Four people have been jailed for their part in a criminal operation set up by a furniture company to target disabled and older people, many of whom were pressured for hours into buying substandard chairs and beds they did not want and did not need.
Life Comfort Products Ltd in Peterborough employed “very aggressive and misleading practices” to secure sales of rise-and-recline chairs and electric adjustable beds, said trading standards.
The company targeted parts of the country with higher proportions of disabled residents, and homes where their canvassing staff saw ramps and grab rails outside the property.
Sales representatives then subjected individuals to high-pressure demonstrations lasting up to three hours.

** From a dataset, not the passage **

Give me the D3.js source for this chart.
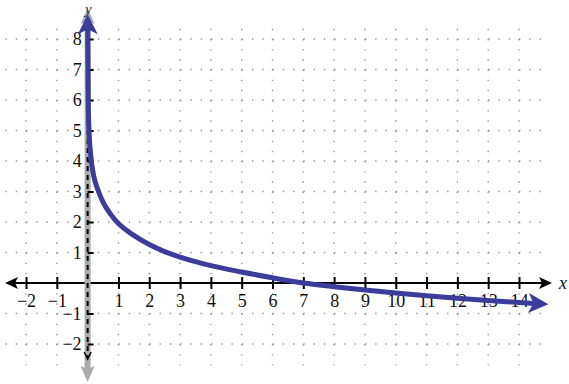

Seven directors and staff of the company were sentenced at Cambridge Crown Court last week after pleading guilty to breaches of consumer protection laws, while the company itself also pleaded guilty through its lawyer, with a sentence to be imposed later this year.

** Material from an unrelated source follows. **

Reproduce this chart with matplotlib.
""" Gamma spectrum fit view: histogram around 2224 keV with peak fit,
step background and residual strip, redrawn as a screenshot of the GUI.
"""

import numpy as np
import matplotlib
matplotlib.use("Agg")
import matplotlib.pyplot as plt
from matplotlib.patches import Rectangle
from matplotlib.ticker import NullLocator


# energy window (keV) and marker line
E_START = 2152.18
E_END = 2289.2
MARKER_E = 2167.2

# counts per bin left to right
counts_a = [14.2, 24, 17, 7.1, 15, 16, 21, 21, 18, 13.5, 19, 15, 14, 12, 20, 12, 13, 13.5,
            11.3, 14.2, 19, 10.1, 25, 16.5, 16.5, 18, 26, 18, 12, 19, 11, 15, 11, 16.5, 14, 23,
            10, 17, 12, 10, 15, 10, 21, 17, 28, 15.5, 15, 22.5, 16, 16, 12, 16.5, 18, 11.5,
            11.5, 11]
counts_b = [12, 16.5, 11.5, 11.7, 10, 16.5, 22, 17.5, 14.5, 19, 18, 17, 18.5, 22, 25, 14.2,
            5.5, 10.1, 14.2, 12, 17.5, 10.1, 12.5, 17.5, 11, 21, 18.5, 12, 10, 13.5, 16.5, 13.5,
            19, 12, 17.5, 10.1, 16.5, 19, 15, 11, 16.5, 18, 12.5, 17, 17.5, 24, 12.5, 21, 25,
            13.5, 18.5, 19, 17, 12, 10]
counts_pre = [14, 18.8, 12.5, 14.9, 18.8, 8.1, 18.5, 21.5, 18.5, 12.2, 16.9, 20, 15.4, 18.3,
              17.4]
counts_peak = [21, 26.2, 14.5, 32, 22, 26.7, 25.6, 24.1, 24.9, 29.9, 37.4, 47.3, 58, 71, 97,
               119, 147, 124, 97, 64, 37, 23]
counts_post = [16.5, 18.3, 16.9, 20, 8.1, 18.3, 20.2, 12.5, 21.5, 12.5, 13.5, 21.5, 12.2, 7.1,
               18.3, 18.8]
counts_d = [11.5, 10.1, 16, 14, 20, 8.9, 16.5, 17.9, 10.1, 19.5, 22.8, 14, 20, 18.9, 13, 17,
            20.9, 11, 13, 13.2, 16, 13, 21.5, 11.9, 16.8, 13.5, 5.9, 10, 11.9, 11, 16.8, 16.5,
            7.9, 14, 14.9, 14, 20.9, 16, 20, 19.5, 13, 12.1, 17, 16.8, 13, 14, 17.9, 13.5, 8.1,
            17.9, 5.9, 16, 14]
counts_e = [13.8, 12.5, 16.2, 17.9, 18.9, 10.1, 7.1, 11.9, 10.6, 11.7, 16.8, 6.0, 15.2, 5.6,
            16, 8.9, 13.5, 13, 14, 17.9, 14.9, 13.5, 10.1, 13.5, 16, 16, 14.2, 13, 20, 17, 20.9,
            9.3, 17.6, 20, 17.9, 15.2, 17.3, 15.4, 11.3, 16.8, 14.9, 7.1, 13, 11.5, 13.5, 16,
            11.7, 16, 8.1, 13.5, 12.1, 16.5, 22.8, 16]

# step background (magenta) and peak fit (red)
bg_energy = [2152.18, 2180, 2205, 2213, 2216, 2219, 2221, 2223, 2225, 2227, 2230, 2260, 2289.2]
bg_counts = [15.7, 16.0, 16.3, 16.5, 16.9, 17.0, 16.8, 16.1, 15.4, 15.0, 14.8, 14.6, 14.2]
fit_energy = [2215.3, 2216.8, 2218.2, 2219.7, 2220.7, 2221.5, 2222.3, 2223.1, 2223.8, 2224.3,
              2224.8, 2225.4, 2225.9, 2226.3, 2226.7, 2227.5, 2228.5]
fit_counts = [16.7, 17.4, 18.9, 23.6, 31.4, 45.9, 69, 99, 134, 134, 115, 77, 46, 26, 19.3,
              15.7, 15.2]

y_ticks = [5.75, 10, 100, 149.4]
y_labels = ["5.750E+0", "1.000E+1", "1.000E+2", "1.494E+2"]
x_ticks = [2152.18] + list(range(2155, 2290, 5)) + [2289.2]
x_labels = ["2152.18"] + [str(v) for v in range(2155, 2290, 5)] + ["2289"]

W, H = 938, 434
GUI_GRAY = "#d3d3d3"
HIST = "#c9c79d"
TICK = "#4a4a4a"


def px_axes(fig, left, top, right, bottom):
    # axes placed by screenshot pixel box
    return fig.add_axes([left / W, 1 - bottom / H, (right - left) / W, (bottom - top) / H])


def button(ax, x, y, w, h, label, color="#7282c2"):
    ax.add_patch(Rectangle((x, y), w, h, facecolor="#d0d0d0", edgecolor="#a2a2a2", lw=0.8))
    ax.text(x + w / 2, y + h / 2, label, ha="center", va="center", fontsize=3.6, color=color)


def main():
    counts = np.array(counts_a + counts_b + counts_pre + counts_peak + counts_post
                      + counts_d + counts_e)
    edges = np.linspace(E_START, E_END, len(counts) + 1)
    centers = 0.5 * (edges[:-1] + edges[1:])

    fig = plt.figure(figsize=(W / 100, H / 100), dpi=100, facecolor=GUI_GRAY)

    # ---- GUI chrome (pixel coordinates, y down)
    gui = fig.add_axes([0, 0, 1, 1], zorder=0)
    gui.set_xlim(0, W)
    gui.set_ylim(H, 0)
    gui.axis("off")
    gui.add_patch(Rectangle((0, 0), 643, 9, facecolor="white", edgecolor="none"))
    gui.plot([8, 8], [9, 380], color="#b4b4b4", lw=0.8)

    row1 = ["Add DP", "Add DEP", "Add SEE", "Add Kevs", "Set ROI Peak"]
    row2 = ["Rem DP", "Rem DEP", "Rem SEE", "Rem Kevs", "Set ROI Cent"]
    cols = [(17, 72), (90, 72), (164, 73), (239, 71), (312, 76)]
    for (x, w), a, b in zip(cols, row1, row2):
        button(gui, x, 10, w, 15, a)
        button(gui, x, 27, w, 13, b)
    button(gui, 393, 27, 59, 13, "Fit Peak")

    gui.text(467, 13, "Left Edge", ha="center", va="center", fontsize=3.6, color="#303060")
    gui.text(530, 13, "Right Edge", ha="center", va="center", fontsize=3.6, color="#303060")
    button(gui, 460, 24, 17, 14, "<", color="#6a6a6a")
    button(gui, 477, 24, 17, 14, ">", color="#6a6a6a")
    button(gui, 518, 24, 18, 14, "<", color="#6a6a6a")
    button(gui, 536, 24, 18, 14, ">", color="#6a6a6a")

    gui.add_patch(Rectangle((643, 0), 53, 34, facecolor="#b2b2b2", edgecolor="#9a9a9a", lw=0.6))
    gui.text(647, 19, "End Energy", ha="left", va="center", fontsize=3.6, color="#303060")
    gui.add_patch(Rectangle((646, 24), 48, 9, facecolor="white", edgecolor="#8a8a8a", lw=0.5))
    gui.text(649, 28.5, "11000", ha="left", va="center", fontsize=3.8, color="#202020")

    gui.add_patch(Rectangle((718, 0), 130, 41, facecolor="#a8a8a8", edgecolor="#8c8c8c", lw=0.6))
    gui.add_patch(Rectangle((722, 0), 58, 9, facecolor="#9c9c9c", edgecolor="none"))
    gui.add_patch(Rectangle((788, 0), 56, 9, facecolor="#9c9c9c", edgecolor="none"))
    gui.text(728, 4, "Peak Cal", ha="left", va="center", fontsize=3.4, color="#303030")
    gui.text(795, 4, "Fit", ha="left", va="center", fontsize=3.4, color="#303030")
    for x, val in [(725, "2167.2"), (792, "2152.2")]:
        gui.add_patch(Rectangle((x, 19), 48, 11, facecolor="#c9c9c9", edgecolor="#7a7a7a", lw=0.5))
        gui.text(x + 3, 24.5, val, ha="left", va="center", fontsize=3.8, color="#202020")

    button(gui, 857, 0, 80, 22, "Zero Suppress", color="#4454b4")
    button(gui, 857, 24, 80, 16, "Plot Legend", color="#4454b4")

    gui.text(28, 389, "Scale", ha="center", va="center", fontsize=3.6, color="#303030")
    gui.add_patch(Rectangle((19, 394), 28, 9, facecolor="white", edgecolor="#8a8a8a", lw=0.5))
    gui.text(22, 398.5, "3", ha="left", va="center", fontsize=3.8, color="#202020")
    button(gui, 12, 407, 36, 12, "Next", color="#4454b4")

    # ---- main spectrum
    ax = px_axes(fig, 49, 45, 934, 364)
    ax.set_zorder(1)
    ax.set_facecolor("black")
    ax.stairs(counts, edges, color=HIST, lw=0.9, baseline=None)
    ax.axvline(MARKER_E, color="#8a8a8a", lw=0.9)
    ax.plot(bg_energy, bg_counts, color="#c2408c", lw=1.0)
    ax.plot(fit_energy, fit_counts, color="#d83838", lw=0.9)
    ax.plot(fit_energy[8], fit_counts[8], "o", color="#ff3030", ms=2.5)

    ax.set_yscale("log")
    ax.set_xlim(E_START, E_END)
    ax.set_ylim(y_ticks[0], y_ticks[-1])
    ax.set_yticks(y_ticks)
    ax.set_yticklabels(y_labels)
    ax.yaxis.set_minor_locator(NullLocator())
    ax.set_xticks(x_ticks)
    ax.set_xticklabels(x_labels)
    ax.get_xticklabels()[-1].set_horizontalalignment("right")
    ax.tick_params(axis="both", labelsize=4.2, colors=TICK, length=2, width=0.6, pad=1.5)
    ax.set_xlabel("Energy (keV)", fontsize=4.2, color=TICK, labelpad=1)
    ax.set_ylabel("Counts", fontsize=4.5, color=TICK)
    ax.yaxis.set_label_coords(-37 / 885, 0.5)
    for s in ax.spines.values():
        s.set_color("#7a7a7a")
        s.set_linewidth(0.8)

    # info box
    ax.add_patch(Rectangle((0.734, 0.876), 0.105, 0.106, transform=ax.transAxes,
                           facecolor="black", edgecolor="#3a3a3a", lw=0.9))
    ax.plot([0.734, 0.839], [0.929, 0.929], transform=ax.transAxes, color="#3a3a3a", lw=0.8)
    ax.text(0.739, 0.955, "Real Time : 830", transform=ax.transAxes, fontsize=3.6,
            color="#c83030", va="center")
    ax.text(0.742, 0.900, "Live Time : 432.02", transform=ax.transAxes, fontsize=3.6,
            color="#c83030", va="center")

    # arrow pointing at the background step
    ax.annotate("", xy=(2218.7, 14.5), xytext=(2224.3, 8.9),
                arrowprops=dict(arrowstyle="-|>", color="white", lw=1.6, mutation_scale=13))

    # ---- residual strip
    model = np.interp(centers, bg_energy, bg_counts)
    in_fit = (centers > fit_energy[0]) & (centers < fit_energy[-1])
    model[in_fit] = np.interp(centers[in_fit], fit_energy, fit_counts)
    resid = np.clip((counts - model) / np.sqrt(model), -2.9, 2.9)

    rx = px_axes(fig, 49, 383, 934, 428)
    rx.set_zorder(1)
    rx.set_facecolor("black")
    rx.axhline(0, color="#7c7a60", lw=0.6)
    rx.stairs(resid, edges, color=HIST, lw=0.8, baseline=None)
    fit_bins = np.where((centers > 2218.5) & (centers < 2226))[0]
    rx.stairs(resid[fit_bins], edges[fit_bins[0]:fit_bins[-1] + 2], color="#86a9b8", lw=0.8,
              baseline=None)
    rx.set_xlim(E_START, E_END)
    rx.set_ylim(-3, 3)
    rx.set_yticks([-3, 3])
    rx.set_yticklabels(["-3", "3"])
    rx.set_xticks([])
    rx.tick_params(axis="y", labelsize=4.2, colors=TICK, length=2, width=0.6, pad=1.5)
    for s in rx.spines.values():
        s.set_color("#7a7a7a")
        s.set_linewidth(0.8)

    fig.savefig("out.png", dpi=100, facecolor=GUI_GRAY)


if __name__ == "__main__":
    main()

The sentences followed an 18-month investigation by Cambridgeshire and Peterborough Trading Standards, with support from the National Trading Standards Tri Region investigation team.
Peterborough Crown Court had heard from the council’s lawyer at an earlier hearing how Life Comfort Products “knowingly adopted criminally high-pressure sales techniques as a core business strategy for their own financial gain”.

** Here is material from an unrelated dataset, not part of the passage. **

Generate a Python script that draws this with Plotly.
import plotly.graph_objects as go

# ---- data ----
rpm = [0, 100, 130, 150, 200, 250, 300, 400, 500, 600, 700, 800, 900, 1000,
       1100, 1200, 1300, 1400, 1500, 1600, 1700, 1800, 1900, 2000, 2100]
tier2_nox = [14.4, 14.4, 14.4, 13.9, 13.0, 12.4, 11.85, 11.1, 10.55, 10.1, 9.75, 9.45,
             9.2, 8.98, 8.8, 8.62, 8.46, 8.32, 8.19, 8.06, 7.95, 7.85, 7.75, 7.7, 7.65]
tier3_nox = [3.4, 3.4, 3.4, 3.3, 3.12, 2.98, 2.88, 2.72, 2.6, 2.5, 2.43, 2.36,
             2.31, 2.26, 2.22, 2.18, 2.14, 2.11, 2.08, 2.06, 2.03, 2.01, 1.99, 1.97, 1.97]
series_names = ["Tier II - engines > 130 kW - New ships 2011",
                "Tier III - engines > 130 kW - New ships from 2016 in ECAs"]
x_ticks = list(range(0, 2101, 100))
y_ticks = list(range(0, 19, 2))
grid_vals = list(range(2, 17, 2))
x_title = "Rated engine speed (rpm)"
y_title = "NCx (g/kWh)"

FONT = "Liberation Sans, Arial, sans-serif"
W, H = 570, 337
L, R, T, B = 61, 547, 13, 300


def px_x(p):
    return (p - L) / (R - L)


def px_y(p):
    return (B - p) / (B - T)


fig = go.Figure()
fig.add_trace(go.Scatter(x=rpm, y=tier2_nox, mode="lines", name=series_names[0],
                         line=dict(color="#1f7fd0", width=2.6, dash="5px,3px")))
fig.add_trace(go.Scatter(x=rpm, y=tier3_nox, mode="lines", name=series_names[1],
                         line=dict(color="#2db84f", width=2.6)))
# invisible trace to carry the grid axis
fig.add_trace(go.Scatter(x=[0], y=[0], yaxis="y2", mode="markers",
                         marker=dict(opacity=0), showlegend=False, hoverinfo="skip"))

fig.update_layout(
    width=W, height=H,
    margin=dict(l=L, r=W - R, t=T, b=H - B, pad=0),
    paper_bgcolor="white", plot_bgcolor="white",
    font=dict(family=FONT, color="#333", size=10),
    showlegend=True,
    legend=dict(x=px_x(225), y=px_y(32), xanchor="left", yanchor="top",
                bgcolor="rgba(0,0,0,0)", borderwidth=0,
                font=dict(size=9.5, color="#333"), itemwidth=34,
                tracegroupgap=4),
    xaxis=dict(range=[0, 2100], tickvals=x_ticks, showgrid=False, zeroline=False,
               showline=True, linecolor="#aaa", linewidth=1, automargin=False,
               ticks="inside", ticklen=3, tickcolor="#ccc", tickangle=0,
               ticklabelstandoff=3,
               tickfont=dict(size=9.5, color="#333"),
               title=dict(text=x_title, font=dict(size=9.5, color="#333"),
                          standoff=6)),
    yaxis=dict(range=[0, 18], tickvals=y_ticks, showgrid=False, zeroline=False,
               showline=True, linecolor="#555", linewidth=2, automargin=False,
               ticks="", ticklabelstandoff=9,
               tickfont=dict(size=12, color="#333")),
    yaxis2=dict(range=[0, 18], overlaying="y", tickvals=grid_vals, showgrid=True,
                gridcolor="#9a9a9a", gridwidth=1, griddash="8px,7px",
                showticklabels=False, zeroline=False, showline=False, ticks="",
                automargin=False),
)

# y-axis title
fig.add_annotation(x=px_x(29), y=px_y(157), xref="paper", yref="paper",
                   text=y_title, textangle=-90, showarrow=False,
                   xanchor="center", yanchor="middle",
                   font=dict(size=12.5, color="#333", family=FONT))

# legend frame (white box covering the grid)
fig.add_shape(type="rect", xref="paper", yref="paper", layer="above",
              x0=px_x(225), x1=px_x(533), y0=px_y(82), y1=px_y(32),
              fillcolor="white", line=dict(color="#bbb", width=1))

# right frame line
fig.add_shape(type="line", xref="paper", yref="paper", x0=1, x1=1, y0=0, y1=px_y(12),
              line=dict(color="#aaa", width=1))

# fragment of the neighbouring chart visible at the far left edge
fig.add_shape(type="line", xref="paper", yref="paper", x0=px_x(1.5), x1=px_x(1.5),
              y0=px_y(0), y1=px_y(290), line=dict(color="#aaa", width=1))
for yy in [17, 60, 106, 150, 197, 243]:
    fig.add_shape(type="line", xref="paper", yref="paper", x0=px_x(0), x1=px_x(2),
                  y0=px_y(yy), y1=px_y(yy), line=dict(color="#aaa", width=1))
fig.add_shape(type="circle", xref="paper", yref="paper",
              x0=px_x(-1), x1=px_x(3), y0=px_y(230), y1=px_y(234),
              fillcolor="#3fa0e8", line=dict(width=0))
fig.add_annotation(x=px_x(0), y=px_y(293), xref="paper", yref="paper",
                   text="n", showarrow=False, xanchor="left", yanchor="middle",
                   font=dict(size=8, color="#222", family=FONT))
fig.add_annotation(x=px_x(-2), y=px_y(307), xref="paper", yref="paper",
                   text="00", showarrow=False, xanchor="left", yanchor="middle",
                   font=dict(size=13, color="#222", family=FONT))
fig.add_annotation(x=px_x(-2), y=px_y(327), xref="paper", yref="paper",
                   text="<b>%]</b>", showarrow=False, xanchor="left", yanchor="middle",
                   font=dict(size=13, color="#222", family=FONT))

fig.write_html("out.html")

The company pretended that its products were “bespoke” pieces of furniture that had been manufactured at its factory in Peterborough, when in fact they had been made by another company.
The chairs and beds were sold with a considerable mark-up, with customers misled about the true price of the products and then refused requests for refunds, while the company dealt with complaints “aggressively”.
The aim, the court had heard, was “to maximise profits at all costs and with little or no regard to the feelings, circumstances and rights” of the people targeted.
The court had heard how the company used “aggressive and overly persistent” canvassing techniques, with its staff often ignoring clear requests to leave or stop.
Independent reports showed some of the chairs were not fit for purpose, had not been made to the individual’s measurements, and had manufacturing defects.
The chairs had been purchased for £550 and then offered at a price of £3,500.
One woman described how her 92-year-old grandmother, who has dementia, repeatedly told a telephone canvasser that she did not want a reclining chair, but the canvasser continued with the call until her granddaughter intervened.
Despite her intervention, a member of the company’s staff still visited her grandmother two days later to provide a demonstration.
Another customer, a woman with arthritis, tried to complain about the bed she had been sold, but was warned that “things could get very unpleasant” for her if she refused to pay for it.
A third customer, who had bought a bed that was supposedly “made to measure”, was left unable to walk around her bedroom and open a chest of drawers because the bed was too big for the room. When she tried to complain, she was threatened with legal action.
Citizens Advice received hundreds of complaints about the “aggressive and misleading” behaviour of the company’s staff on the doorsteps of homes across England.
Victims later described how the incidents had left them “shocked and distressed”, questioning their ability to live independently, and feeling “embarrassed, ashamed and humiliated”.
Peter Gell, head of regulatory services for Cambridgeshire and Peterborough Trading Standards, said: “These sentences reflect the seriousness of the offence and that this company was using very aggressive sales techniques against victims, many of whom were targeted because they were vulnerable.”
Lord [Toby] Harris, chair of National Trading Standards, said: “These criminals deliberately targeted neighbourhoods in ‘No Cold Calling Zones’ so they could prey on homeowners in more vulnerable situations, such as people with a disability or older people.
“They were aggressive on the doorstep and pressurised victims to buy products they did not want or need.”
Among those sentenced were company directors Geoffrey Bernard Turner, 64, and Jacqueline Turner, 60, both of Hall Lane, Werrington, Peterborough, who were sentenced to 12 months and nine months in prison respectively.
Sales manager David Turner, 62, of Swan Close, Spalding, was jailed for nine months, while national marketing manager Tim Clark, 43, of High Road, Wisbech, was sentenced to six months in prison.
Three sales demonstrators – Joel Henry, 54, of Furniss Close, Daventry; Ben Donohoe, 59, of Cogging Close, Newark; and David Perrow, 62, of Newick Road, Westvale, Liverpool – received suspended sentences, and were ordered to carry out rehabilitation activity, while Henry and Donohoe will each have to carry out 200 hours of unpaid work.
All seven were given five-year criminal behaviour orders.
A number of other canvassers and product demonstrators working for Life Comfort Products had earlier accepted cautions.